Seyi, who is the son of the President-elect, Bola Tinubu, bought the property for £9 million ($10.8 million) through the company in which he has majority shares in 2017, according to the report.
The property previously belonged to Mr Kolawole Akanni Aluko whom the Federal Government under President Muhammadu Buhari has accused of billions of naira worth of fraud and of buying the mansion with embezzled funds.
“At the time of the purchase, Nigeria’s government was seeking to arrest the house’s former owner, accusing him of going on the run while owing the country an oil-trading debt worth more than $1.5 billion,” Bloomberg reported.
“The state was also attempting to confiscate the upscale real estate and other assets it suspected had been acquired by the businessman — Kolawole Aluko — with the profits of crime.
Bloomberg, which based its report on previously unreported company documents, however, said there was no suggestion that President-elect Tinubu was involved in the acquisition of the property.
Both Tinubu’s spokesman and Seyi did not respond to enquiries — phone calls and text messages — by Bloomberg.
The Bloomberg report has since been widely shared online, becoming a trending topic on social media.
Aluko, on his part, denied all allegations against him, saying a judgement by a Federal High Court in February this year cleared his name of the $1.6 billion fraud allegation.
The Economic and Financial Crimes Commission (EFCC) which is prosecuting the case is appealing the judgement.
Bloomberg also said a British lawyer listed as Aranda Overseas Corp’s agent in the UK declined to comment based on “confidentiality rules”.
A Premium Times report cited by Bloomberg disclosed that Buhari visited the 7,000-square foot London home in August 2021 while Tinubu was staying there.
Explaining how the mansion was acquired by Seyi, Bloomberg said corporate documents it saw “show for the first time that Tinubu’s 37-year-old son Oluwaseyi is the main shareholder of Aranda Overseas Corp., an offshore company that paid £9 million ($10.8 million) to Deutsche Bank for the property in north London in late 2017.
“The private three-floor residence in St.
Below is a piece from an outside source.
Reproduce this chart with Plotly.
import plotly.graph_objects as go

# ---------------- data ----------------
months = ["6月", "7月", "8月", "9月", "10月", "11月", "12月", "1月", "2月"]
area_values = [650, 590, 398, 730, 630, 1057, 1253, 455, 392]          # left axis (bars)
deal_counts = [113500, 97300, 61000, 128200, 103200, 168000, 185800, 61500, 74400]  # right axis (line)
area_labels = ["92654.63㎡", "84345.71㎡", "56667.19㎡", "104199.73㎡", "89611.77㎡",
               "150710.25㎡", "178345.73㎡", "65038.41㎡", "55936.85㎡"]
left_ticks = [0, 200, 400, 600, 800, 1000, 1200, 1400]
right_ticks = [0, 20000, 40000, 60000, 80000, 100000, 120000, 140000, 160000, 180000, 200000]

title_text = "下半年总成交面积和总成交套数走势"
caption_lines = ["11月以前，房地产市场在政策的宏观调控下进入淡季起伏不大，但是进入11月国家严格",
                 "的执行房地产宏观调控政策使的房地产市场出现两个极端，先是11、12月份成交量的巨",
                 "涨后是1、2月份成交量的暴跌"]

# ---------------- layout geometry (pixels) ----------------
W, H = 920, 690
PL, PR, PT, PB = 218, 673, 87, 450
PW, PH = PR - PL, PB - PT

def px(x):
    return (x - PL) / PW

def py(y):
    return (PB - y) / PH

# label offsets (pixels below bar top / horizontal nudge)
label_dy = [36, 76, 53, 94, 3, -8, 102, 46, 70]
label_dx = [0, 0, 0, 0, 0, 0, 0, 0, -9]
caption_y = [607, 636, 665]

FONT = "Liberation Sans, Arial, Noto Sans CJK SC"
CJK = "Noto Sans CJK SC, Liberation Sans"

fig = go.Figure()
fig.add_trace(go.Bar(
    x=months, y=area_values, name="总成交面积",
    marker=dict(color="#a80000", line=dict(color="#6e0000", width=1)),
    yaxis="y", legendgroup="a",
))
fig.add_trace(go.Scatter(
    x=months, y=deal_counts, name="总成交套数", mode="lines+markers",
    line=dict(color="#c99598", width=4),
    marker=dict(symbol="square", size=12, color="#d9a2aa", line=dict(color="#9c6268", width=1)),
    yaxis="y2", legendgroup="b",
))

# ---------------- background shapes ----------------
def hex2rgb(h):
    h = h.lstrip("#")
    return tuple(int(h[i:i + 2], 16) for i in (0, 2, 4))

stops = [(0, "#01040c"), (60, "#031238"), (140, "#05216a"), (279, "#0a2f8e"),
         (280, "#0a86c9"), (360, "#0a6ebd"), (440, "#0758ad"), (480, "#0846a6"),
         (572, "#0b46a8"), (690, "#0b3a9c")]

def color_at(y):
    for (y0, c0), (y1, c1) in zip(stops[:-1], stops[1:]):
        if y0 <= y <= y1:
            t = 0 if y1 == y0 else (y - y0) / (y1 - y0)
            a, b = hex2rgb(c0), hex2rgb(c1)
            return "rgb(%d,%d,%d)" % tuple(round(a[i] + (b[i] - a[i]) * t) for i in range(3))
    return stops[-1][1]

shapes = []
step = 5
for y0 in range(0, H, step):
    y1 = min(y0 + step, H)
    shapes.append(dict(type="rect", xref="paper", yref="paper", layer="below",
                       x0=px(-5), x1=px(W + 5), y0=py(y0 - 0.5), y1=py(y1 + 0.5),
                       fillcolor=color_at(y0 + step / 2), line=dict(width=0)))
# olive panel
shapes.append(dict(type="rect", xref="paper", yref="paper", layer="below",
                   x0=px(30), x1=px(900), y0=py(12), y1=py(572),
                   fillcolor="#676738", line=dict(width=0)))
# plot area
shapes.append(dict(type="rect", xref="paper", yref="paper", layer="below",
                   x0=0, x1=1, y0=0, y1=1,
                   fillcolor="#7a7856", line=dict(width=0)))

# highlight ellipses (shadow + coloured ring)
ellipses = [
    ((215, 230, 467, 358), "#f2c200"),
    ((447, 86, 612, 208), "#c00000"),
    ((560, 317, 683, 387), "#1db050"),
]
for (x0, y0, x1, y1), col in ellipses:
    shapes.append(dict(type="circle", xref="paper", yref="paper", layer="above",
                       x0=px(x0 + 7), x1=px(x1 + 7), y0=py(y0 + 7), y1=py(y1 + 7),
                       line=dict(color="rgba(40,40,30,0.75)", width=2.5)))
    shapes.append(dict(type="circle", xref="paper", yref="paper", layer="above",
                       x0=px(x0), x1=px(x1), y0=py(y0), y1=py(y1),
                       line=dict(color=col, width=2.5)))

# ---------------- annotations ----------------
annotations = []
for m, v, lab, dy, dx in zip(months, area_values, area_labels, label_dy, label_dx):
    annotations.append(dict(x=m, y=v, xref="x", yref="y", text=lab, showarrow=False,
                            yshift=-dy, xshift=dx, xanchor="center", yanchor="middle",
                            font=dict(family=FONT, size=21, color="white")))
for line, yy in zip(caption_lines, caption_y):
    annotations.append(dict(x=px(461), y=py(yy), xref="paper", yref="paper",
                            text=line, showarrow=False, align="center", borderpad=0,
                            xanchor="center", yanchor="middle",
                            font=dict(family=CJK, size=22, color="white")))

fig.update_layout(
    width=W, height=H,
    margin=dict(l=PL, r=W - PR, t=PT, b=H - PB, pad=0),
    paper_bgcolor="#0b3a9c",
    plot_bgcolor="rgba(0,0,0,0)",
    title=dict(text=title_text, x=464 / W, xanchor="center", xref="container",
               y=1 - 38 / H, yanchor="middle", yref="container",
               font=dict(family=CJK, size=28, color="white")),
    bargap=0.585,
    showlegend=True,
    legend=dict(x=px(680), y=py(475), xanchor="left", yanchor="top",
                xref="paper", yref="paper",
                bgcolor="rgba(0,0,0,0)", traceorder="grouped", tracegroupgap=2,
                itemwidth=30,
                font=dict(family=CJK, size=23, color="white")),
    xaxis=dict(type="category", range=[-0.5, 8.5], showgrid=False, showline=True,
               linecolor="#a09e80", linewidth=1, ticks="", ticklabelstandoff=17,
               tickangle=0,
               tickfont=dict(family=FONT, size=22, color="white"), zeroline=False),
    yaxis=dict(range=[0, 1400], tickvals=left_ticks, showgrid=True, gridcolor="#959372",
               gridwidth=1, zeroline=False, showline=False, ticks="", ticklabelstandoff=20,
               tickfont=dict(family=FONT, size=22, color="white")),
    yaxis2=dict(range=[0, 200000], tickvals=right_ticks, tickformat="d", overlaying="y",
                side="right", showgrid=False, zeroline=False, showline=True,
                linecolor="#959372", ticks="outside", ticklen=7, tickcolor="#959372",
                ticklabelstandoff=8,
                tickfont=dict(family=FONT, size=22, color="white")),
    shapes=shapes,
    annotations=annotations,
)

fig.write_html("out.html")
John’s Wood — a district favored by American bankers — is equipped with an eight-car driveway, two gardens, electric gates and a gym.”
The documents seen by Bloomberg were filed this year in response to new anti-money laundering rules in the UK.
The publication said the documents “show that Tinubu’s son — an entrepreneur active in advertising who played a prominent role in his father’s presidential campaign — has been in control of British Virgin Islands-registered Aranda since June 2011”.
The company registered as an overseas entity in the UK on January 20.